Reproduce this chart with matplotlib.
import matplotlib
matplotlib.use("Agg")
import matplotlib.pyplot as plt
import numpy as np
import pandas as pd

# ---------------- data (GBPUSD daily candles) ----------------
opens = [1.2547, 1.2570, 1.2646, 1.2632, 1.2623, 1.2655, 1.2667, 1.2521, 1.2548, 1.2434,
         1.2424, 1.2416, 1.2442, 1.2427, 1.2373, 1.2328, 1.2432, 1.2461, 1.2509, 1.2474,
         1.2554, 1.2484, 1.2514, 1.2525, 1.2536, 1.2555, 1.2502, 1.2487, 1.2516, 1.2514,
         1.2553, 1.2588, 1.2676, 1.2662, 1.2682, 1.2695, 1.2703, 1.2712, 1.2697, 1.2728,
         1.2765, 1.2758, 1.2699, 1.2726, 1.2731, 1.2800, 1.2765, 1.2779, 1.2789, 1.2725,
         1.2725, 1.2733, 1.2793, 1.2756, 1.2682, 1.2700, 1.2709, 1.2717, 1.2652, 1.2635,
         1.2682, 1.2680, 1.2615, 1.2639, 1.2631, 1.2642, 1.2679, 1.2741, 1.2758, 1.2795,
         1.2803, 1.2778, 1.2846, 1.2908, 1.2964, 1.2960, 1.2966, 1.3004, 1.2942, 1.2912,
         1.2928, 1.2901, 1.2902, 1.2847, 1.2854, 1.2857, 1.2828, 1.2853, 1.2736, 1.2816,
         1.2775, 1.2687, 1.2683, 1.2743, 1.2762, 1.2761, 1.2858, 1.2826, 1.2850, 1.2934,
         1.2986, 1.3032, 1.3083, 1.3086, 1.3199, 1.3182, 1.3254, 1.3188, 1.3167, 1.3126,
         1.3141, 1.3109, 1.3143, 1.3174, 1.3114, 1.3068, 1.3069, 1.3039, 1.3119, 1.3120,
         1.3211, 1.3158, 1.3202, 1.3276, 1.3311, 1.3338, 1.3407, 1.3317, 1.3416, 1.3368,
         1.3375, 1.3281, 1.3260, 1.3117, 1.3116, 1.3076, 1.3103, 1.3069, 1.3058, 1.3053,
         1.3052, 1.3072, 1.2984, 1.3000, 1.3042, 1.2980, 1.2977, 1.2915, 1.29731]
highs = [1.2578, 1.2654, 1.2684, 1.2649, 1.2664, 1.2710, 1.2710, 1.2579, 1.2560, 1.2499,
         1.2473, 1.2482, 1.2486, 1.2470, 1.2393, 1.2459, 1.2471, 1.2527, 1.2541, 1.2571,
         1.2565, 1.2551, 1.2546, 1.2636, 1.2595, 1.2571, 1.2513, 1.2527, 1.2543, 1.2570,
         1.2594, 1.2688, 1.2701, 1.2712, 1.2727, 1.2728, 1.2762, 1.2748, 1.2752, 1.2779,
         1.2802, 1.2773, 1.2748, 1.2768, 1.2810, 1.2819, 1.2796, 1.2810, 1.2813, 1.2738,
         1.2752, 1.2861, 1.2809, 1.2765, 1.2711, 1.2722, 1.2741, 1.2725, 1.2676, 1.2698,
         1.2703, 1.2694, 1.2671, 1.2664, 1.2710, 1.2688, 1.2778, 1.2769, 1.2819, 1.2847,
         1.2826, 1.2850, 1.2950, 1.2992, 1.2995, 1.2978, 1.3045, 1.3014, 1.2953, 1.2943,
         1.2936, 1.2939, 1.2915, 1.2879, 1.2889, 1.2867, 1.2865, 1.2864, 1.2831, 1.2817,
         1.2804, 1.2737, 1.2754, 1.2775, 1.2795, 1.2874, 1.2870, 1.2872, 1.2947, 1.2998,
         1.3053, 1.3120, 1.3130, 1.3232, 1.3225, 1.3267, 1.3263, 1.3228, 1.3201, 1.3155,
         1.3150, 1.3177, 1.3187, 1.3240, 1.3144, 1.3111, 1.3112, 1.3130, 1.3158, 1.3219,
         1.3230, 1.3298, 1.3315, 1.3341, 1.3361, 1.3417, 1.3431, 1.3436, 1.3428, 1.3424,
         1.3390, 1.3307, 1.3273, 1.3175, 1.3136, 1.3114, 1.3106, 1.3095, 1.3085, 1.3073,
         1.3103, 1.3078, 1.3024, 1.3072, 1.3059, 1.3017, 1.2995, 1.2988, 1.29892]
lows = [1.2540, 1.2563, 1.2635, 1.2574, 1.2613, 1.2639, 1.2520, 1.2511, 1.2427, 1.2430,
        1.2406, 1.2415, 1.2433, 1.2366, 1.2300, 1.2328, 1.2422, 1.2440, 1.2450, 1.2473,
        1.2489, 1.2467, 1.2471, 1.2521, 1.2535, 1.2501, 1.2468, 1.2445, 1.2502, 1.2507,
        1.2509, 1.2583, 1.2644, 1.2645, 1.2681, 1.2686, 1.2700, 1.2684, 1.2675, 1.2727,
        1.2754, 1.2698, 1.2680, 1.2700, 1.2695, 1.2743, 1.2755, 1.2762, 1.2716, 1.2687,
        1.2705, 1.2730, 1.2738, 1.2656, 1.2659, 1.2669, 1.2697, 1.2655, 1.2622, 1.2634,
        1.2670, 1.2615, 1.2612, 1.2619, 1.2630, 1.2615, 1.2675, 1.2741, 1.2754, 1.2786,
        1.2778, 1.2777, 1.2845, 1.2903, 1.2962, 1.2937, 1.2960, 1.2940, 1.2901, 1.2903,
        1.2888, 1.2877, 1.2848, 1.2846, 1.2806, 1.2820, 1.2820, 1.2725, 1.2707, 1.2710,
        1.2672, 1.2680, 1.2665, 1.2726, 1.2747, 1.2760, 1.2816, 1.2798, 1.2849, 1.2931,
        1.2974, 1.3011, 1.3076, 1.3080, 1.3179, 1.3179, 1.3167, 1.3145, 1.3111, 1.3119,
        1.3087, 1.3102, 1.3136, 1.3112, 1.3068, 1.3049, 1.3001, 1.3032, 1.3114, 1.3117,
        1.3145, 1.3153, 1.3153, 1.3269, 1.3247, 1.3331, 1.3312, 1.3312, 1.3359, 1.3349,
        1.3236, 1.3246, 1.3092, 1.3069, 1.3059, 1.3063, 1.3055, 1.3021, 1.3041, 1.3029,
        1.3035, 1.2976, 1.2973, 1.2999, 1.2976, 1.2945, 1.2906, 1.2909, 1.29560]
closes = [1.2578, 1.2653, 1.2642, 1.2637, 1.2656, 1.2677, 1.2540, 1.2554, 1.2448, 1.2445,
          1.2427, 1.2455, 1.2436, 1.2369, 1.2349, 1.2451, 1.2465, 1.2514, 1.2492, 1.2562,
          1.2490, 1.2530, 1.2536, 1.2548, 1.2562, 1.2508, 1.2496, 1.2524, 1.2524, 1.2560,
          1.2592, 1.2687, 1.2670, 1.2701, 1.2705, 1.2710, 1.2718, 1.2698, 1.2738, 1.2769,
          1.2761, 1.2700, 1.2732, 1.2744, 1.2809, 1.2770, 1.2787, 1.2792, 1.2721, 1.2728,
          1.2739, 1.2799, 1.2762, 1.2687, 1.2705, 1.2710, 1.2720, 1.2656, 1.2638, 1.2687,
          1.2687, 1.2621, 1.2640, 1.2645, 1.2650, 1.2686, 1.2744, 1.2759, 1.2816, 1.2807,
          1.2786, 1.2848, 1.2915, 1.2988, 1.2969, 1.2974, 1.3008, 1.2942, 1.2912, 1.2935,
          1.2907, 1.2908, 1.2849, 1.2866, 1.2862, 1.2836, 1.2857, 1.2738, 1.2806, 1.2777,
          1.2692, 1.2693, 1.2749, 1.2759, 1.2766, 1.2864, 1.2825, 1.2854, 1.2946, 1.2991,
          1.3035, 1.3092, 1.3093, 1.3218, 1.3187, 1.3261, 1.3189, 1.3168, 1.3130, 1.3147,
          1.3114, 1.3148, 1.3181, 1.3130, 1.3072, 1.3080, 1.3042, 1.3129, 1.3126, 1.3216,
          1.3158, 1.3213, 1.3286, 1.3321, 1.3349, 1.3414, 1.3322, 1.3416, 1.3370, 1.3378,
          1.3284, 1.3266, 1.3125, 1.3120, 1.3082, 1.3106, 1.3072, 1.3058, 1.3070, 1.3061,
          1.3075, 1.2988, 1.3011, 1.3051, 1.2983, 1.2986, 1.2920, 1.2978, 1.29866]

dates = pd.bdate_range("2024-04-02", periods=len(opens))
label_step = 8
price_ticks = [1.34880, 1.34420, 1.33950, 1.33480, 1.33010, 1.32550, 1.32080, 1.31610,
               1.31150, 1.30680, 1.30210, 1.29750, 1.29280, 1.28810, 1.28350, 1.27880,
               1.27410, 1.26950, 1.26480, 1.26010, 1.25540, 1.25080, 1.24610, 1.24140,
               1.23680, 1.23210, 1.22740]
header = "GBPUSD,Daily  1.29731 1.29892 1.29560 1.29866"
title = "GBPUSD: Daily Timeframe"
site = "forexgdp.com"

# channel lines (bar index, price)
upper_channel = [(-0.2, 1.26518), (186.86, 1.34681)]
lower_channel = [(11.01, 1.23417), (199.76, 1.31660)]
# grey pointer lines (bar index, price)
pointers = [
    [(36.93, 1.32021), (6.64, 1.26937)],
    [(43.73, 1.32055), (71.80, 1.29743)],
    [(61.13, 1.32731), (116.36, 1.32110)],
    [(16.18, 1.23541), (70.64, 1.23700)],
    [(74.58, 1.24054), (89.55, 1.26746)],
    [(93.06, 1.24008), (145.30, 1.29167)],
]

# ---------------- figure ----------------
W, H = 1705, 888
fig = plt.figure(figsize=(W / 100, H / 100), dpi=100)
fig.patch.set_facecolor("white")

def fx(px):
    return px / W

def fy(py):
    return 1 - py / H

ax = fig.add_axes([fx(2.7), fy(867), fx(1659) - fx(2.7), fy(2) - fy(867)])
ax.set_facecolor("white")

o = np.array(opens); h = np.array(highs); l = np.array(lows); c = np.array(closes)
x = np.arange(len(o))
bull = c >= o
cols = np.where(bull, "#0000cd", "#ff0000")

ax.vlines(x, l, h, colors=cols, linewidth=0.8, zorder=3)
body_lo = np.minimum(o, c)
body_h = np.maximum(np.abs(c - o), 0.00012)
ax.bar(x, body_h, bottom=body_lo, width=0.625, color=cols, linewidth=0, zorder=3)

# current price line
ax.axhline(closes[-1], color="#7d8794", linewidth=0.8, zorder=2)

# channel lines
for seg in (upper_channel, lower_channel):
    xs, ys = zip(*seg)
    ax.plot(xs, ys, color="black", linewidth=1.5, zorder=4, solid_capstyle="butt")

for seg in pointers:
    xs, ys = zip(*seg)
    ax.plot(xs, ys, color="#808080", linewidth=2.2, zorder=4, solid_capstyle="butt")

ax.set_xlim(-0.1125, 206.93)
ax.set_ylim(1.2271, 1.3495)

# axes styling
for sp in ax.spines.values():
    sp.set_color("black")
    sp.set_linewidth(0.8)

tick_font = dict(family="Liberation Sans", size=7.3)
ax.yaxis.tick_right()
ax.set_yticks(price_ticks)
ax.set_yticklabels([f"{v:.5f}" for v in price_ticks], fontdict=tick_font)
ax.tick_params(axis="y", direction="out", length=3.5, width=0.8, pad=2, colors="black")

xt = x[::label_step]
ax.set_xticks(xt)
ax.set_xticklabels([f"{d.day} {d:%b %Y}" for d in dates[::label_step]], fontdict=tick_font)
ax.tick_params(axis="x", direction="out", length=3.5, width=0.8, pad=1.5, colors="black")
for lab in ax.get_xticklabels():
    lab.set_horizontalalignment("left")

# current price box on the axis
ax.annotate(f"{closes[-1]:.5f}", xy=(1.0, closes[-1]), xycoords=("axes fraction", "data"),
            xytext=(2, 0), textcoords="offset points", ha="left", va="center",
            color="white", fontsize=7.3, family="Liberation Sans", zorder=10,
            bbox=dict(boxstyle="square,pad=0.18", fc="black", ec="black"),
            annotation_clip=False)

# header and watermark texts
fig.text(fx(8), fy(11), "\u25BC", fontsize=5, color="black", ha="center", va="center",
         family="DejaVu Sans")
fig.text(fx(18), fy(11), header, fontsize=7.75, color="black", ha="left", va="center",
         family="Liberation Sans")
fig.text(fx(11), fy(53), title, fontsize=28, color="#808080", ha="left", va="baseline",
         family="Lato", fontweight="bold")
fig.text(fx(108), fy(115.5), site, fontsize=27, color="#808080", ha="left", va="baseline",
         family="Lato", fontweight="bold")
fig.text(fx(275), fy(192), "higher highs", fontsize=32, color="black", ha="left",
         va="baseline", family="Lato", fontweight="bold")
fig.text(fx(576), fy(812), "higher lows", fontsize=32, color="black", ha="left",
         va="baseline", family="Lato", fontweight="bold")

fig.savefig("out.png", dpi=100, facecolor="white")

# Requirement:
Please write out exactly the lines from the start of the data through the line that contains "import pandas as pd", both ends included, and nothing else.

# Answer in full:
Reproduce this chart with matplotlib.
import matplotlib
matplotlib.use("Agg")
import matplotlib.pyplot as plt
import numpy as np
import pandas as pd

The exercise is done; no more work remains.